__Your goal__.
Where a line below holds the string "using", copy that line.

__Material supplied__.
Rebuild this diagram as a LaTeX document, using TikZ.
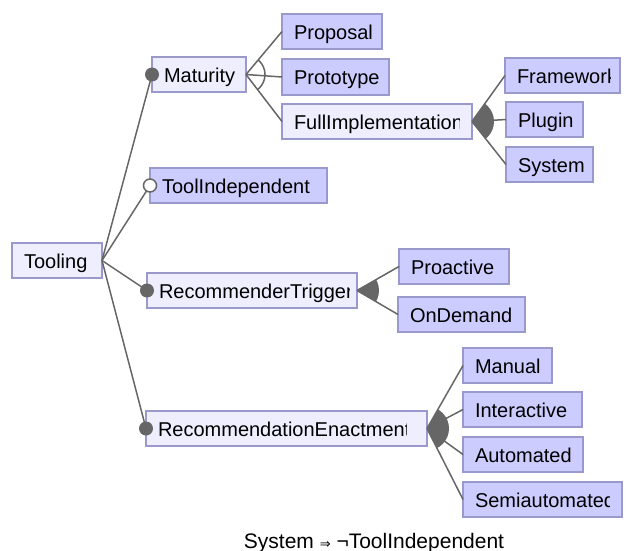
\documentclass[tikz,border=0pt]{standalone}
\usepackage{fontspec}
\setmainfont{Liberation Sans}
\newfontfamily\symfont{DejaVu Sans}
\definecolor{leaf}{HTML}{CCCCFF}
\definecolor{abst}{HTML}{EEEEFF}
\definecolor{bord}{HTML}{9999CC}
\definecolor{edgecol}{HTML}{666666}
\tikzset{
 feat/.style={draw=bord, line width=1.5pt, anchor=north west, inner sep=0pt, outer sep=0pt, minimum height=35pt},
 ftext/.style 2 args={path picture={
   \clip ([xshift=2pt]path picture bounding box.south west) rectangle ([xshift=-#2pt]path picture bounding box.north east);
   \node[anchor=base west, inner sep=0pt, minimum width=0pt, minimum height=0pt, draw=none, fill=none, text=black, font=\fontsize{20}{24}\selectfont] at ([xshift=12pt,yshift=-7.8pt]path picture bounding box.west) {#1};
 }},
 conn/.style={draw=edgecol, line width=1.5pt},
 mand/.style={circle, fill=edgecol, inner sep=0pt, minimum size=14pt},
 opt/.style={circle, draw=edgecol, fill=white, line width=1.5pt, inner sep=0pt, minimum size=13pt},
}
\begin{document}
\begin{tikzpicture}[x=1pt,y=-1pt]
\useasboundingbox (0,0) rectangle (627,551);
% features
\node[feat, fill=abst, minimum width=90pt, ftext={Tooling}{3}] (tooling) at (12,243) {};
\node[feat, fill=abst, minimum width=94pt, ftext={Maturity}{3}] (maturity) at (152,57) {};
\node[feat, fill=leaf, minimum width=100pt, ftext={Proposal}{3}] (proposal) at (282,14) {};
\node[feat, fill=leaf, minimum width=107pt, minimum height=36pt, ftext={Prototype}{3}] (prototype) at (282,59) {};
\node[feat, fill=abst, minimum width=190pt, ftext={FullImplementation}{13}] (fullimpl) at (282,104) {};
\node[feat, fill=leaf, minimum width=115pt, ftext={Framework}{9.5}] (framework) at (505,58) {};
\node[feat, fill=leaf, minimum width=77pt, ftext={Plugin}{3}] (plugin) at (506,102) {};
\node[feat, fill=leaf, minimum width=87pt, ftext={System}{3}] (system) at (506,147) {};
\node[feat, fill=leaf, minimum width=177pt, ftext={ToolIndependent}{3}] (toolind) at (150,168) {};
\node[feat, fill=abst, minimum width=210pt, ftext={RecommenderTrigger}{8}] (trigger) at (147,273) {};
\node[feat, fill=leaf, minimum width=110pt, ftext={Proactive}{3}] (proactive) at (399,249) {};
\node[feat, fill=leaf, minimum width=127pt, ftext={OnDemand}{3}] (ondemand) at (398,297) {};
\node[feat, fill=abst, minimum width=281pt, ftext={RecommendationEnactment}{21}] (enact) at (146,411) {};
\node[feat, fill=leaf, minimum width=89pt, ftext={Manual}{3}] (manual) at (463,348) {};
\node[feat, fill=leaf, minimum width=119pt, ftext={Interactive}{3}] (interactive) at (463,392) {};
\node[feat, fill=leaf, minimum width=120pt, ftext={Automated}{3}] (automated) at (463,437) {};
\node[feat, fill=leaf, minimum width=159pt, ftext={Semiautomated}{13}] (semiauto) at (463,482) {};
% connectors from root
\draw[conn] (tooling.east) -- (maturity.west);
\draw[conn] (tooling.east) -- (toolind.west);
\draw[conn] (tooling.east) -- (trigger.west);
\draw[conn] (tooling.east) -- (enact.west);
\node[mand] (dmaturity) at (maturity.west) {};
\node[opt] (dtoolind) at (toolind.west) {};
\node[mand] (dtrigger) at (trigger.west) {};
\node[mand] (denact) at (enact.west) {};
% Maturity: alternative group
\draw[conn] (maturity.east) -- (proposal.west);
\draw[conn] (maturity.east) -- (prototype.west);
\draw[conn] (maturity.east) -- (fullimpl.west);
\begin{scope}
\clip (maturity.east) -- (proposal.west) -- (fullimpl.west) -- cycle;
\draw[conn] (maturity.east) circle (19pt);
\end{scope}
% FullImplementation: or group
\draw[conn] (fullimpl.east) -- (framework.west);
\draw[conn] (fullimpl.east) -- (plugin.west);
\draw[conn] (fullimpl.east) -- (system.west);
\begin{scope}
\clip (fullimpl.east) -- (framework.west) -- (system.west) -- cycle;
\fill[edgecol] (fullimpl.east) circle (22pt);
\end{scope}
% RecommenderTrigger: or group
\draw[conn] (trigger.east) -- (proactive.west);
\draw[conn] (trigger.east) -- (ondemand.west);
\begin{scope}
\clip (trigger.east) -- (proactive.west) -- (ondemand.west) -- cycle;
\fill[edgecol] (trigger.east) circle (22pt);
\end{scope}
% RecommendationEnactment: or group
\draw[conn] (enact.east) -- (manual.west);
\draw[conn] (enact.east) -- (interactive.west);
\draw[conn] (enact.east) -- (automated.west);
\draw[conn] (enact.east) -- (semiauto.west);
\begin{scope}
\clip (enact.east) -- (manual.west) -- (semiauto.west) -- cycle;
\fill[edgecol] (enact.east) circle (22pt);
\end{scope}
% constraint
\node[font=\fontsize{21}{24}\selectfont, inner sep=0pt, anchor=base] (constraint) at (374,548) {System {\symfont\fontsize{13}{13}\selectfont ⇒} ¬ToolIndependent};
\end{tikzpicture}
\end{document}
--
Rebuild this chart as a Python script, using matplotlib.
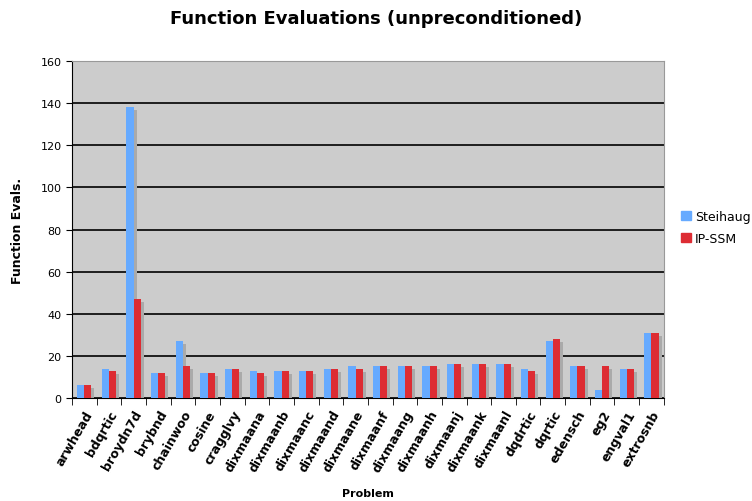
==
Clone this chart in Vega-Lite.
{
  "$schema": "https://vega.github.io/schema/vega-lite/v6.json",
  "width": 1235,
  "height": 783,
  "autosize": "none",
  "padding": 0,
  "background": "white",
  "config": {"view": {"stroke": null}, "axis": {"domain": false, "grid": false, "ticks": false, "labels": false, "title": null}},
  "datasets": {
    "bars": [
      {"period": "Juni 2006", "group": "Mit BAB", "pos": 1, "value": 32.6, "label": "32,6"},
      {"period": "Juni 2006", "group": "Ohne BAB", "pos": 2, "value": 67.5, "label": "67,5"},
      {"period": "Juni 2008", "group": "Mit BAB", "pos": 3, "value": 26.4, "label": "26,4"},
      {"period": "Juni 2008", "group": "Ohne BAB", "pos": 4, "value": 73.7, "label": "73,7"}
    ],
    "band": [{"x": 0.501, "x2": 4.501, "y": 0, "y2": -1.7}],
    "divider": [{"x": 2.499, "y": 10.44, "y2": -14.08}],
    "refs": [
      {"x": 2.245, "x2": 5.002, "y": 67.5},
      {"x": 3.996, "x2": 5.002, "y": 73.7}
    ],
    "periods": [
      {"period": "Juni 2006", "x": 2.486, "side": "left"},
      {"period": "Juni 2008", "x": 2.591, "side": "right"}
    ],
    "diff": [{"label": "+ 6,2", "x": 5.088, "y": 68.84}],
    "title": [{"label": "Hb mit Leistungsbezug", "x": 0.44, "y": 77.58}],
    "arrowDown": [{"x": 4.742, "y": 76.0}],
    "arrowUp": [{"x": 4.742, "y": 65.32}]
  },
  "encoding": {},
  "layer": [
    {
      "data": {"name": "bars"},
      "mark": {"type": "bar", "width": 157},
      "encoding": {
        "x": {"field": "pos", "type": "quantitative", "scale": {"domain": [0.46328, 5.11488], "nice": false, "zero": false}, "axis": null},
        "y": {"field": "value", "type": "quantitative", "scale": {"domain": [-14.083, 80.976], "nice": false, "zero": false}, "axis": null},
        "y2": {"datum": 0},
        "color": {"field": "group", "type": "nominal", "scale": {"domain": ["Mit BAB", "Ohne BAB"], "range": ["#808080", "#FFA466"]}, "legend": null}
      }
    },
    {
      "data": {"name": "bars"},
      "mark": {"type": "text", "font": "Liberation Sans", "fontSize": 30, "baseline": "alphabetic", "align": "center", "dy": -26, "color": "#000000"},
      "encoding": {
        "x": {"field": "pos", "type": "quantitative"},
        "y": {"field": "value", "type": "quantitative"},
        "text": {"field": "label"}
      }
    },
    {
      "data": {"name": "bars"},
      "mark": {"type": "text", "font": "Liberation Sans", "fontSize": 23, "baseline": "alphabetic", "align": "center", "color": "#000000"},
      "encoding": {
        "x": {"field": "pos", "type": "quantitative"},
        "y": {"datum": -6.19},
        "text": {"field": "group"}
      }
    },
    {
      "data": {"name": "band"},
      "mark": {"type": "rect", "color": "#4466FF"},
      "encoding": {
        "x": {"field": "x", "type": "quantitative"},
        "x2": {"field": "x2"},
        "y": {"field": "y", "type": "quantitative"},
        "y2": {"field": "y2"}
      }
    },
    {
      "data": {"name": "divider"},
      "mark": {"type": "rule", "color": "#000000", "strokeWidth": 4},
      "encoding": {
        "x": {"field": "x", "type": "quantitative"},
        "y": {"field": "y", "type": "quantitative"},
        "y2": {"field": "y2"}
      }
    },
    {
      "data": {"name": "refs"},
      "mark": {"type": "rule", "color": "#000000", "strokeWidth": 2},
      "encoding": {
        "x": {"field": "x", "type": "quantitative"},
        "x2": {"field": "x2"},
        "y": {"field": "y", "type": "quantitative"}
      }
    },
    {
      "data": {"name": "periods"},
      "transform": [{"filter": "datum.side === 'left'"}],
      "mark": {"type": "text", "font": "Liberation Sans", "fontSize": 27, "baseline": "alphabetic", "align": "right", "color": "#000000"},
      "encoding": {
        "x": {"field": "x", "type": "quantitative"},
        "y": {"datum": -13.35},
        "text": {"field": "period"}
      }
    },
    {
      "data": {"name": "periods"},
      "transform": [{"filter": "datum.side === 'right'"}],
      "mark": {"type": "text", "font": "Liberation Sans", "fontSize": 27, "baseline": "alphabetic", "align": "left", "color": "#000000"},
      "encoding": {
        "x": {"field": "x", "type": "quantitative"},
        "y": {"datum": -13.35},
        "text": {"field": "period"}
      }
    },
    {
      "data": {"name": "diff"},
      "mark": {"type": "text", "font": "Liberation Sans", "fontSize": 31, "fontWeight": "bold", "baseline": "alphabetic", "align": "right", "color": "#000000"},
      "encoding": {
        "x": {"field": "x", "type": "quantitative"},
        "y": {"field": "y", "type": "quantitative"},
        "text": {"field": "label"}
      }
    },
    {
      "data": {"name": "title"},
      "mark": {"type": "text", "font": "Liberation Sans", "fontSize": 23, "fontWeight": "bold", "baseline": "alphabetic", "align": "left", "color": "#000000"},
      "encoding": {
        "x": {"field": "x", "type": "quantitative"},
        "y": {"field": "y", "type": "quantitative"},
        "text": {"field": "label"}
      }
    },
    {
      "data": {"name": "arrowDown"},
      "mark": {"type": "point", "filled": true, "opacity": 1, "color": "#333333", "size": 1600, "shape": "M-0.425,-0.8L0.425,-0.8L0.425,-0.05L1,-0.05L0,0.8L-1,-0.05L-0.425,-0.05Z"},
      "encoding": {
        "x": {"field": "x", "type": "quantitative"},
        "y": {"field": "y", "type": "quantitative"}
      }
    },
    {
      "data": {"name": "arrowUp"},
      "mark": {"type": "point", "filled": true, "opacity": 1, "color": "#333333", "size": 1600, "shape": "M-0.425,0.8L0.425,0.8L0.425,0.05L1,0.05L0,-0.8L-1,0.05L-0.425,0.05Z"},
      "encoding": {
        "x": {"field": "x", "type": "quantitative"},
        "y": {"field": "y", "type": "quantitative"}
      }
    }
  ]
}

__Task solution__.
Rebuild this diagram as a LaTeX document, using TikZ.
Rebuild this chart as a Python script, using matplotlib.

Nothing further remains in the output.